→ **EXTRACTED DATA**
****************************************
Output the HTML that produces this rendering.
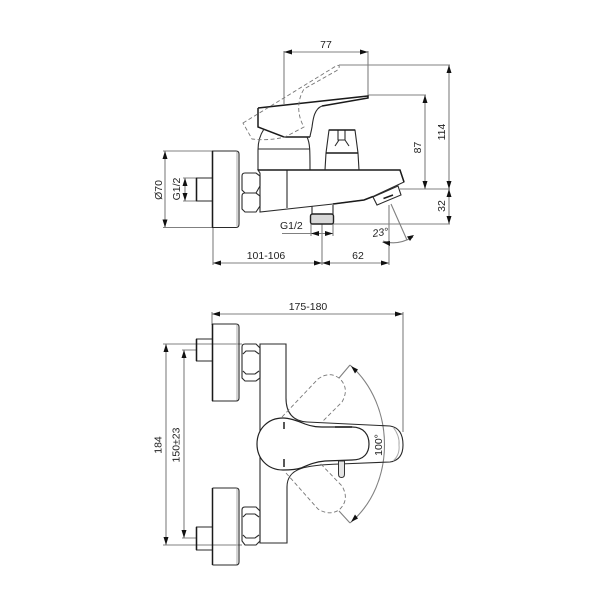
<!DOCTYPE html>
<html><head><meta charset="utf-8"><style>
html,body{margin:0;padding:0;background:#fff}
svg{display:block}
text{font-family:"Liberation Sans",sans-serif;font-size:10.5px;fill:#222}
.d{fill:none;stroke:#808080;stroke-width:1.1}
.o{fill:none;stroke:#2a2a2a;stroke-width:1.1}
.t{fill:none;stroke:#1a1a1a;stroke-width:1.5}
.g{fill:none;stroke:#aaa;stroke-width:1}
.h{fill:none;stroke:#777;stroke-width:.9;stroke-dasharray:4 2.5}
.a{fill:#111;stroke:none}
</style></head><body>
<svg width="603" height="603" viewBox="0 0 603 603" xmlns="http://www.w3.org/2000/svg">
<rect width="603" height="603" fill="#fff"/>
<!-- top view dims -->
<path class="d" d="M284 51V104M368 51V96M284 52H368M339 65H450M368 95H426M425 95V189M449 65V224M400 189H450M333 224H450M163 151H212M163 227.500H212M165 151V227.500M183 178H196M183 201H196M185 178V201M282 233.500H333M311 224V236M333 224V236M322 224V265M213 228V265M213 263H389M389 205V265M391 204L407 240"/>
<path class="d" d="M383 241Q397 246 413 237"/>
<g class="a">
<path d="M284 52l8-2.500v5zM368 52l-8-2.500v5zM425 95l-2.500 8h5zM449 65l-2.500 8h5zM425 189l-2.500-8h5zM449 189l-2.500-8h5zM449 189l-2.500 8h5zM449 224l-2.500-8h5z"/>
<path d="M165 151l-2.500 8h5zM165 227.500l-2.500-8h5zM185 178l-2.500 8h5zM185 201l-2.500-8h5z"/>
<path d="M311 233.500l8-2.500v5zM333 233.500l-8-2.500v5zM213 263l8-2.500v5zM322 263l-8-2.500v5zM322 263l8-2.500v5zM389 263l-8-2.500v5z"/>
<path d="M382 242l8-1v5zM414 235l-7 1.500 3 4.500z"/>
</g>
<!-- top view body -->
<path class="t" d="M258 108L368 96V98L322 106M258 108V127L284 137H310"/>
<path class="o" d="M322 106C314 109 313 120 312 127C311 133 310 135 310 137M264 129C260 135 258 142 258 150V170M307 137C310 143 310 150 310 170M258 149H310"/>
<path class="h" d="M243 123L336 66Q340 64 339 68Q338 70 336 71L304 89C296 102 298 117 304 127L285 137Q268 141 252 139Z"/>
<path class="o" d="M212.500 151H236Q239 151 239 154V224Q239 227.500 236 227.500H212.500ZM212.500 178H196.500V201H212.500"/>
<path class="t" d="M212.500 151V227.500M196.500 178V201"/>
<path class="g" d="M237 152V226"/>
<path class="o" d="M242 176Q242 173 245 173H256L260 176V186L256 193H245L242 190ZM242 196Q242 193 245 193H256L260 196V206L256 212H245L242 209Z"/>
<path class="o" d="M258 170H400L404 182L373 196.500L364 200L333 204L260 212V173ZM287 170V208"/>
<path class="t" d="M258 170H400L404 182M373 196.500L364 200L333 204"/>
<path class="o" d="M373 197L398 186L401 195L377 205Z"/>
<path class="t" d="M383.500 198.500L393 195"/>
<path class="o" d="M325 170L326 153L329 130H355L358 153L359 170M338 130V140H345V130M335 146L339 140M345 140L349 146"/>
<path class="t" d="M326 153H358M329 130H355"/>
<path class="o" d="M312 206V214M333 205V214"/>
<rect x="310.500" y="214" width="23" height="10" rx="2" fill="#d8d8d8" stroke="#222" stroke-width="1.400"/>
<!-- bottom view dims -->
<path class="d" d="M212 312V325M403 312V432M212 314H403M163 344H242M166 344V545M163 545H242M182 350H196M184 350V538M182 538H196M339 378L350 365M339 511L350 523"/>
<path class="d" d="M350 365C396 405 396 485 350 523"/>
<g class="a">
<path d="M212 314l8-2.500v5zM403 314l-8-2.500v5zM166 344l-2.500 8h5zM166 545l-2.500-8h5zM184 350l-2.500 8h5zM184 538l-2.500-8h5zM351 366l4 7.500 3-4zM351 522l4-7.500 3 4z"/>
</g>
<!-- bottom view -->
<path class="o" d="M212.500 324H236Q239 324 239 327V398Q239 401 236 401H212.500ZM212.500 339H196.500V361H212.500"/>
<path class="t" d="M212.500 324V401M196.500 339V361"/>
<path class="g" d="M237 325V400"/>
<path class="o" d="M242 347Q242 344 245 344H256L260 348V378L256 381H245L242 378ZM243 354L246 351H255L259 354M243 371L246 374H255L259 371"/>
<path class="o" d="M212.500 488H236Q239 488 239 491V562Q239 565 236 565H212.500M212.500 527H196.500V550H212.500"/>
<path class="t" d="M212.500 488V565M196.500 527V550"/>
<path class="g" d="M237 489V564"/>
<path class="o" d="M242 510Q242 507 245 507H256L260 511V541L256 545H245L242 541ZM243 517L246 514H255L259 517M243 535L246 538H255L259 535"/>
<path class="o" d="M260 344H286V398C286 412 292 421 307 422L390 426Q403 428 403 445Q403 460 390 462L340 464C305 465 287 468 287 487V543H260Z"/>
<path class="g" d="M393 427Q400 436 399 445Q400 455 393 461"/>
<path class="h" d="M282 417L318 379Q329 371 339 378Q350 388 342 402L322 422M286 473L318 509Q329 516 339 510Q350 500 342 486L318 461"/>
<path fill="#fff" stroke="#222" stroke-width="1.200" d="M283 418C290 418 298 421 305 424C313 427 318 427 325 427H352C364 427 369 435 369 444C369 453 364 460 352 460L325 461C314 462 308 465 301 468C295 470 289 470 283 470C268 470 257 459 257 444C257 429 268 418 283 418Z"/>
<path class="t" d="M335 427H352"/>
<path stroke="#111" stroke-width="1.400" d="M284 422V429M284 459V467"/>
<path fill="#e4e4e4" stroke="#333" stroke-width="1" d="M338.500 461V474Q338.500 477.500 341.500 477.500Q344.500 477.500 344.500 474V461Z"/>
<!-- labels -->
<text x="326" y="48" text-anchor="middle">77</text>
<text x="280" y="229">G1/2</text>
<text x="266" y="259" text-anchor="middle">101-106</text>
<text x="358" y="259" text-anchor="middle">62</text>
<text x="373" y="237" transform="rotate(-8 373 237)" font-style="italic">23°</text>
<text x="308" y="310" text-anchor="middle">175-180</text>
<g text-anchor="middle">
<text transform="translate(445,132) rotate(-90)">114</text>
<text transform="translate(421,147.500) rotate(-90)">87</text>
<text transform="translate(445,206) rotate(-90)">32</text>
<text transform="translate(162,190) rotate(-90)">Ø70</text>
<text transform="translate(180,189) rotate(-90)">G1/2</text>
<text transform="translate(161.500,445) rotate(-90)">184</text>
<text transform="translate(179.500,445) rotate(-90)">150±23</text>
<text transform="translate(382,445) rotate(-90)">100°</text>
</g>
</svg>
</body></html>
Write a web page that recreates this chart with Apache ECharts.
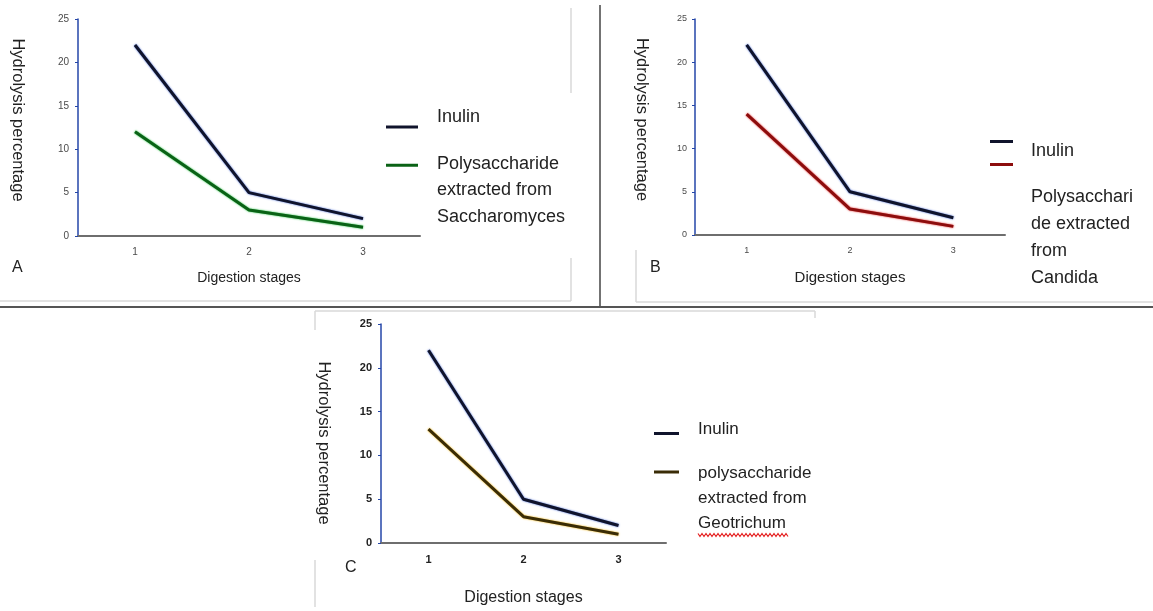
****************************************
→ **INSTRUCTIONS TO FOLLOW**
Report only how many lines in the records contain the word "that".

→ **SOLUTION TO THIS TASK**
2